In 2010, Russia barred grain exports amid a severe drought.

Russia is a major wheat exporter and competes with the U.S. for business on the global market. A disruption to exports from the country could boost demand for U.S. supplies, which is the world’s third largest wheat producer and biggest exporter.

Elsewhere on the Chicago Board of Trade, soybeans for November delivery settled at USD17.5437 a bushel by close of trade Friday. November soy prices added 0.95% on the week.

On Thursday, the November futures hit a session high of USD17.7062 a bushel, just below the all-time high of USD17.7762 a bushel hit on July 20.

Soy futures have gained sharply in recent weeks, as the same hot, dry weather that boosted corn buoyed soy futures as well. Soybeans are grown in many of the same regions across the U.S. as corn.

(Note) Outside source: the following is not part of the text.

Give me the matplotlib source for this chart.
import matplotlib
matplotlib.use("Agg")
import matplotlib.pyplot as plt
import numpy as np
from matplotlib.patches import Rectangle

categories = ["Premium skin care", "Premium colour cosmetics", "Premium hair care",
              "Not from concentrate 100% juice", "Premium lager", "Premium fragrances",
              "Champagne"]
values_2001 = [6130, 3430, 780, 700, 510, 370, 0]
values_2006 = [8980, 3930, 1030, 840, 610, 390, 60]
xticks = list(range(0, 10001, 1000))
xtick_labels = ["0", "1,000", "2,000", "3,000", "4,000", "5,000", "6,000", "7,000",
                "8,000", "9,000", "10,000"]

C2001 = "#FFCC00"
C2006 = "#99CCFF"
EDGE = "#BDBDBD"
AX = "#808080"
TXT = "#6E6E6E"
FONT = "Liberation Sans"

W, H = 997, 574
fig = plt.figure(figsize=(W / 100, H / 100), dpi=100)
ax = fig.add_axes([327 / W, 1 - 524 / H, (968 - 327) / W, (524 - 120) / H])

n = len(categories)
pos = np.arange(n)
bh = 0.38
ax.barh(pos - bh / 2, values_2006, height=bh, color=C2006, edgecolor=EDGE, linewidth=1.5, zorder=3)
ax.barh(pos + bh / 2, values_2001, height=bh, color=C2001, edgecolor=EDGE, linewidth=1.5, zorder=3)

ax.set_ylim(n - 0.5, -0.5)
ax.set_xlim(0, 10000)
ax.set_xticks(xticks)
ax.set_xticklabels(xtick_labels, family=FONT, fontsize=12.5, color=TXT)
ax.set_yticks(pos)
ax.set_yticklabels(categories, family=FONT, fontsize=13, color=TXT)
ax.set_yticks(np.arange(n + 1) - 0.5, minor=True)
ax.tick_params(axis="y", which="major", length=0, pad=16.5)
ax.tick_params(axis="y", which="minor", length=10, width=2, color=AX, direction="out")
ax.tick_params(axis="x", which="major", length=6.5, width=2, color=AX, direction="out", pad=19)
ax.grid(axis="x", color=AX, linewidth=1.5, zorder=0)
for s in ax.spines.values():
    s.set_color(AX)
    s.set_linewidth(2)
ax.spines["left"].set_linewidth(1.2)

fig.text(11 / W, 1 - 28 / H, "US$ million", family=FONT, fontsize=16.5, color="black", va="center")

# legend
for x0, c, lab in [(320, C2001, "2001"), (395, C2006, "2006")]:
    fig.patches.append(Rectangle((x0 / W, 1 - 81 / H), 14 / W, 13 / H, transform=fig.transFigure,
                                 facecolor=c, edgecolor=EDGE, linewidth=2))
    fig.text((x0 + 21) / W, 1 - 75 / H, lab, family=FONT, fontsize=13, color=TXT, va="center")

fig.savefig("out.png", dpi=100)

Weekly data from the U.S. Department of Agriculture released earlier in the week showed that U.S. soy crop conditions remain at the lowest levels since 1988 for this time of year.

Ongoing expectations that global demand for U.S. soybeans will remain strong in the near-term further supported the oilseed.

Weekly export data from the USDA released Thursday showed that U.S. farmers sold 721,400 tonnes of soybeans last week, above market expectations for exports of 700,000 tonnes.

Meanwhile, corn futures for December delivery settled at USD7.9975 a bushel by close of trade on Friday. On the week, December corn prices dipped 0.4%.

Prices touched a record high of USD8.4237 a bushel on August 10.

Corn prices came under pressure Friday, tracking wheat prices lower. Wheat and corn prices are linked because both can be used as animal feed.

Market players will continue to monitor U.S. crop conditions in the week ahead amid concerns over the impact of the worst drought in at least 56 years on crops in the U.S. Midwest and Great Plains-region.

Escalating concerns over the impact of scorching heat and dry weather in those regions fuelled a furious rally in grain prices over the past two months.

Corn prices have surged nearly 55% during the period, wheat futures soared approximately 40%, while soy prices added 30%.

Grains traders will also focus on the USDA’s weekly crop progress report on Monday, as well as Thursday’s weekly exports data.

Corn and soybean traders will continue to pay close attention to weather forecasts for the U.S. Midwest and Great Plains-region, while wheat traders will monitor crop conditions in Russia.

Chicago Board of Trade grain futures markets will be closed on Monday, September 3 for the U.S. Labor Day Holiday.